In other news, I'm seeing images of complete devastation along the coast of Florida, houses reduced to sticks, forests kneeling all the way down. Difficult to believe that the steady, comforting rain outside my window right now is the remnant of yesterday's monster. This earth school is hard. But then it gives you colors like that tulip, which I think I should paint, and wouldn't that offer an infinitely more nourishing form of distraction, and perhaps a deeper soul comfort, than sugar.


Last night



The kids slept over. There was birthday cake and joy.

At the other end of the spectrum, there is this from a history professor, one of the clearest assessments of the current shape of fascism that I've read. This isn't your daddy's fascism, which is why so many haven't grasped that it's not down the road, it's here.

Tuesday, October 9, 2018

Some infinite thing


"The really important kind of freedom involves attention, and awareness, and discipline, and effort, and being able truly to care about other people and to sacrifice for them, over and over ... The alternative is unconsciousness, the default-setting—the constant gnawing sense of having had and lost some infinite thing."—David Foster Wallace

The photo is from Jake's Treasure Beach, a magical corner of Jamaica. I'm dreaming of being there, and waking up to the infinite sea, and the shades of blue in that room.


Tuesday, October 2, 2018

He made me a mother

I gave birth to this edgy, kinetic child twenty-seven years ago this week. From the time he was young, he knew he would never work in an office. He loved going to work with dad, roaming through collections of fish skeletons, identifying new specimens in the lab, watching the beetle colony process bones, exploring all the strange and magical wonders back stage at the museum of natural history. When he came to work with me at the magazine, however, he was bored to tears. The rustling of papers, the tap-tap of keyboards, conversations about adjectives, dangling modifiers, attribution. "I'm going to work outside when I grow up," he declared. "I'm never going to sit at a desk."

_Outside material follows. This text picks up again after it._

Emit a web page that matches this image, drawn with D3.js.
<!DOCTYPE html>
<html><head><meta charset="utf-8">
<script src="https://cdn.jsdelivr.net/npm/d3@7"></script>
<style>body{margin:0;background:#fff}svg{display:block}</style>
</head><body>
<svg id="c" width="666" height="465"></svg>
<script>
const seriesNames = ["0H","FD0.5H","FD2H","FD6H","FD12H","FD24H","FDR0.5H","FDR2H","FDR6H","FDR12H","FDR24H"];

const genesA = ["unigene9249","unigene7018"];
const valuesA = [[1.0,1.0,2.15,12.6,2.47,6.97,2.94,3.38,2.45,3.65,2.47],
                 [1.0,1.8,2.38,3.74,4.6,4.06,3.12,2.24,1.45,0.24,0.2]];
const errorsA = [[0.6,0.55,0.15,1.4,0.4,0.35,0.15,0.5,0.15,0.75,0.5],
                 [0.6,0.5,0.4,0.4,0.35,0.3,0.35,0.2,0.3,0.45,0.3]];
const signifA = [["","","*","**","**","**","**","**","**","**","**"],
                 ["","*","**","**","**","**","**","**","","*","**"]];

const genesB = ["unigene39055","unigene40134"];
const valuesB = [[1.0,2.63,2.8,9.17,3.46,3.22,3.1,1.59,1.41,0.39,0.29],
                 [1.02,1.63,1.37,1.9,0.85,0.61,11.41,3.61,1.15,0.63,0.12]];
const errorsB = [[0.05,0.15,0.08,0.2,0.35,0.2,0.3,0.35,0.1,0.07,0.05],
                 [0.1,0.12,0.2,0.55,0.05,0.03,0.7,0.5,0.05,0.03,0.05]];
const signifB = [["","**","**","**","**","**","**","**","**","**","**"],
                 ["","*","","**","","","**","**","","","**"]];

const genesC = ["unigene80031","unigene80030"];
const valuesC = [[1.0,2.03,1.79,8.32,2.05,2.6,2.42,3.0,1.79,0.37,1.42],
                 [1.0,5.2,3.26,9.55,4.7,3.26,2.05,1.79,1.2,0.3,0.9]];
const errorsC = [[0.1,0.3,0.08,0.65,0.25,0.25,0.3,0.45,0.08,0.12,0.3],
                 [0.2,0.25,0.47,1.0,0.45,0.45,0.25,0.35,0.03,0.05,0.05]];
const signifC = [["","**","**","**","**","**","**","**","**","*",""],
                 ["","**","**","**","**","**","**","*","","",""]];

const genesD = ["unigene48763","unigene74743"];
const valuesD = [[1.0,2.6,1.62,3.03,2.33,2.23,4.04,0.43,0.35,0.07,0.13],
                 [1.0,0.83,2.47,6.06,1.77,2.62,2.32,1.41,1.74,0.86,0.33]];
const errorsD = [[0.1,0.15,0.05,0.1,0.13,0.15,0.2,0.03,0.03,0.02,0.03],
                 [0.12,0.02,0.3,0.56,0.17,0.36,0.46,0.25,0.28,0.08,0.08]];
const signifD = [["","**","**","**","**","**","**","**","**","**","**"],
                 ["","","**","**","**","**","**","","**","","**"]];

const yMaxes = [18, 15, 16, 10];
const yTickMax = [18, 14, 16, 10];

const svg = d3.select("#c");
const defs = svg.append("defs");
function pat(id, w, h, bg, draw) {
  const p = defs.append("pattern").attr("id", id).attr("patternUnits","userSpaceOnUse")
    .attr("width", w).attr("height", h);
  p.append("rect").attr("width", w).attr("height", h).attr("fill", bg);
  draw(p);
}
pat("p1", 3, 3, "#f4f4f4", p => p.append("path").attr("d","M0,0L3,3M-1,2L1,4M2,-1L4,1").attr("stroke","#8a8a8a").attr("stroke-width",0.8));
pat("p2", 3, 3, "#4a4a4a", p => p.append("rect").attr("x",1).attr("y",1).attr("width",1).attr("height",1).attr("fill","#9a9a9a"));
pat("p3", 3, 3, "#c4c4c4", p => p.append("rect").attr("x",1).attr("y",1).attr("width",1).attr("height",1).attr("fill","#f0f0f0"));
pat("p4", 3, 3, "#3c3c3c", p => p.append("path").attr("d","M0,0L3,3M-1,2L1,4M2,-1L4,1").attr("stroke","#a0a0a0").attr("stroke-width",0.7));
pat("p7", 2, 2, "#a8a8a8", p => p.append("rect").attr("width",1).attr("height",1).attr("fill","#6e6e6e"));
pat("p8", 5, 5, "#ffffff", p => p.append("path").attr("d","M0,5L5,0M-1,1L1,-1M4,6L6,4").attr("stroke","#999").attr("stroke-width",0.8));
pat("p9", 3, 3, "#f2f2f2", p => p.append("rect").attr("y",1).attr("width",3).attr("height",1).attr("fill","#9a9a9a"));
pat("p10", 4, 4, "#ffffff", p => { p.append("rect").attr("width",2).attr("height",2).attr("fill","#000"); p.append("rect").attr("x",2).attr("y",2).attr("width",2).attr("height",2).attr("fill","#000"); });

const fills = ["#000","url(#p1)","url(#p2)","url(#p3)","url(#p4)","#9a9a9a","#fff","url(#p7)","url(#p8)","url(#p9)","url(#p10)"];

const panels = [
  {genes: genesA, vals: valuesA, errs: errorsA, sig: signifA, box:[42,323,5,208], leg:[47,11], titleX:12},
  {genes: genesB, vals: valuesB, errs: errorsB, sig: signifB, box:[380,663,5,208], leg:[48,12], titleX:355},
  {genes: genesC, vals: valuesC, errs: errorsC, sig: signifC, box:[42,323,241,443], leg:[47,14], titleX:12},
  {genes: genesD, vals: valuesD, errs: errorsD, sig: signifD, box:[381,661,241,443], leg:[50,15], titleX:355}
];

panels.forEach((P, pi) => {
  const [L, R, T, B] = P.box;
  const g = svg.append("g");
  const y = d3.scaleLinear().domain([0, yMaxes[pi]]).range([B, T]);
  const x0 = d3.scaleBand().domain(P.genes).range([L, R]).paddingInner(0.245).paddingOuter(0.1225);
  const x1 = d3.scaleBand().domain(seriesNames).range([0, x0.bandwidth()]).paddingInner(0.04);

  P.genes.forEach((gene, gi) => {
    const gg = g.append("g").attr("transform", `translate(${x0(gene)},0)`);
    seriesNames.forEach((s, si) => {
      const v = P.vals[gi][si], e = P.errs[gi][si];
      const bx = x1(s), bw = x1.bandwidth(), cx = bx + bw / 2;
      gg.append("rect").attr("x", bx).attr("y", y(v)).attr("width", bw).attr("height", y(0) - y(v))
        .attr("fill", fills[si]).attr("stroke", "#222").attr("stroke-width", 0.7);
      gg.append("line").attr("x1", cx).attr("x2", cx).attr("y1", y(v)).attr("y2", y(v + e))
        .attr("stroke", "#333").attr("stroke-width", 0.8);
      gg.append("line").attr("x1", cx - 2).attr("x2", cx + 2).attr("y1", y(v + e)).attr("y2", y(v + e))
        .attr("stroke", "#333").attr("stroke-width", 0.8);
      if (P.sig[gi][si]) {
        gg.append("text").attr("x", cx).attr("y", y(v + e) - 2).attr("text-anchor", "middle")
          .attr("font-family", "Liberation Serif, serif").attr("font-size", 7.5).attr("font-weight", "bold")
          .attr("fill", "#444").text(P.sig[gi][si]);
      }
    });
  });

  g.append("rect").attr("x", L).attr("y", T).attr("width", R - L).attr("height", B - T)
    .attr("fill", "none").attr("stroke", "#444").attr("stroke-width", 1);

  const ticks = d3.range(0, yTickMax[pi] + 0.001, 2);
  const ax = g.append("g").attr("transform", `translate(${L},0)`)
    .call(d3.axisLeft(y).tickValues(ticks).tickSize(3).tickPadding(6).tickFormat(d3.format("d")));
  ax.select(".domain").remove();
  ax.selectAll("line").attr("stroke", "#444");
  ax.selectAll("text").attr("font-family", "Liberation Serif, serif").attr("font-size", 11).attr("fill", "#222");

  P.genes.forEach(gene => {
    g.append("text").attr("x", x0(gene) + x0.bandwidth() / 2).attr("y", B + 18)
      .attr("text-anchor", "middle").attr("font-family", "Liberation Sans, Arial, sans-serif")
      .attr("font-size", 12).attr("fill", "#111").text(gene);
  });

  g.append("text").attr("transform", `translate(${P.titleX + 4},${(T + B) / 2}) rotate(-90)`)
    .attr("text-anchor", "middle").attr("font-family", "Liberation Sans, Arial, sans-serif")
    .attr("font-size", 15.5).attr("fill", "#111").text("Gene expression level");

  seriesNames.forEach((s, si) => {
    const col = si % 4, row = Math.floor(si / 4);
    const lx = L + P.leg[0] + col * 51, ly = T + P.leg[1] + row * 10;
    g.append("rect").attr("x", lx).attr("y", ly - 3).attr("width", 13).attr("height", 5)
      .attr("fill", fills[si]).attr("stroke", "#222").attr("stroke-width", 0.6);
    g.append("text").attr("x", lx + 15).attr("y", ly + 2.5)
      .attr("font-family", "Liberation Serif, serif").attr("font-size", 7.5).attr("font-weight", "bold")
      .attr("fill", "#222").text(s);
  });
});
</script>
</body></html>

And now he is a paramedic, in and out of an ambulance all day. He has chosen a profession in which it matters not one bit if he covers his body in tattoos, and I am beginning to wonder just how far he will go with that. For his birthday this week, he sat for his fifth tattoo, this one the largest yet, a sailing ship and a rose on his forearm, the beginning of a planned sleeve. It's quite beautiful, though still a little red and raw, and the inked lines darker than they will ultimately be. But I'm still, after five tattoos, trying to get my head around the fact that my child's once untouched canvas of a body now bears these markings without my counsel or consent.

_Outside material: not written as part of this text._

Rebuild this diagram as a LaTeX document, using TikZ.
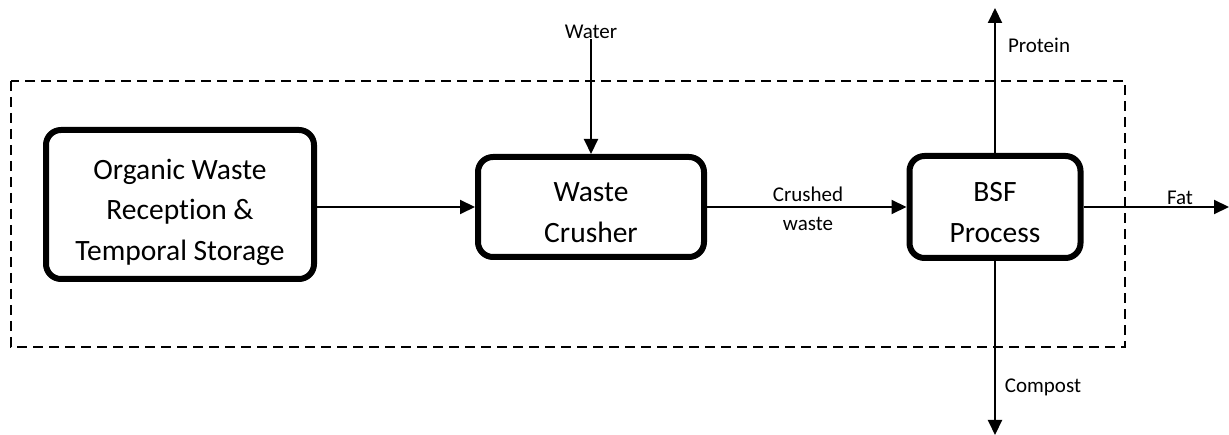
\documentclass[tikz,border=0pt]{standalone}
\usepackage{fontspec}
\setmainfont{Carlito}[Ligatures=NoCommon]
\usetikzlibrary{arrows.meta}
\newcommand\boxtxt[1]{\raisebox{-7pt}[\height][\depth]{\begin{tabular}{@{}c@{}}#1\end{tabular}}}
\begin{document}
\begin{tikzpicture}[x=1pt,y=-1pt,
  procbox/.style={draw, line width=6pt, rounded corners=15pt, inner sep=0pt,
    font=\fontsize{29.5}{40.5}\selectfont},
  flow/.style={line width=2pt, -{Triangle[length=15pt,width=14pt]}},
  lbl/.style={inner sep=0pt, font=\fontsize{21}{29}\selectfont},
  boundary/.style={line width=2pt, dash pattern=on 10pt off 6pt}]
\useasboundingbox (0,0) rectangle (1229,435);
\draw[boundary] (11,81) rectangle (1125,347);
\node[procbox, minimum width=268pt, minimum height=149pt] (rec) at (180,204.5)
  {\boxtxt{Organic Waste\\Reception \&\\Temporal Storage}};
\node[procbox, minimum width=226pt, minimum height=100pt] (cru) at (591,207)
  {\boxtxt{Waste\\Crusher}};
\node[procbox, minimum width=171pt, minimum height=102pt] (bsf) at (995,207)
  {\boxtxt{BSF\\Process}};
\node[lbl, anchor=base] (water) at (591,39) {Water};
\node[lbl, align=center] (cw) at (808,209) {Crushed\\waste};
\node[lbl, anchor=base] (prot) at (1039,53) {Protein};
\node[lbl, anchor=base] (comp) at (1043,393) {Compost};
\node[lbl, anchor=base] (fat) at (1180,205) {Fat};
\coordinate (protend) at (995,8);
\coordinate (compend) at (995,435);
\coordinate (fatend) at (1229,207);
\draw[flow] (rec.east |- cru.west) -- (cru.west);
\draw[flow] (water.south) -- (cru.north);
\draw[flow] (cru.east) -- (bsf.west);
\draw[flow] (bsf.north) -- (protend);
\draw[flow] (bsf.south) -- (compend);
\draw[flow] (bsf.east) -- (fatend);
\end{tikzpicture}
\end{document}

If there's any stronger evidence that our children belong only to themselves, the choice to tattoo the body is right up there. He approaches it like he's acquiring art. He researched this artist's pieces for months, and when he saw that he would be visiting New York from his home in Germany, he immediately made the appointment. All I can do in the face of his attraction to tats is hope I like his choices, and suck it up if I don't. I had to learn that lesson one summer when he had a friend who claimed to be a tattoo artist attempt a piece on his ribcage. It went awry, and is unfinished to this day. I mourned for months. I finally had to come to terms with the fact that I have no control over the decisions he makes about his physical person. Meanwhile he learned that just because someone is a friend doesn't mean you put the canvas of your body in their hands. You have to live with that ink forever. He has a plan to rescue and finish that tattoo next year, when he's replenished his coffers from this one. He's done the research and identified the artist he believes can fix it. His preferred style, he tells me, is grayscale neo-traditional.

Happy twenty-seventh turn around the sun, my beautiful boy. Your unfolding continues to be a wonder. We love you so.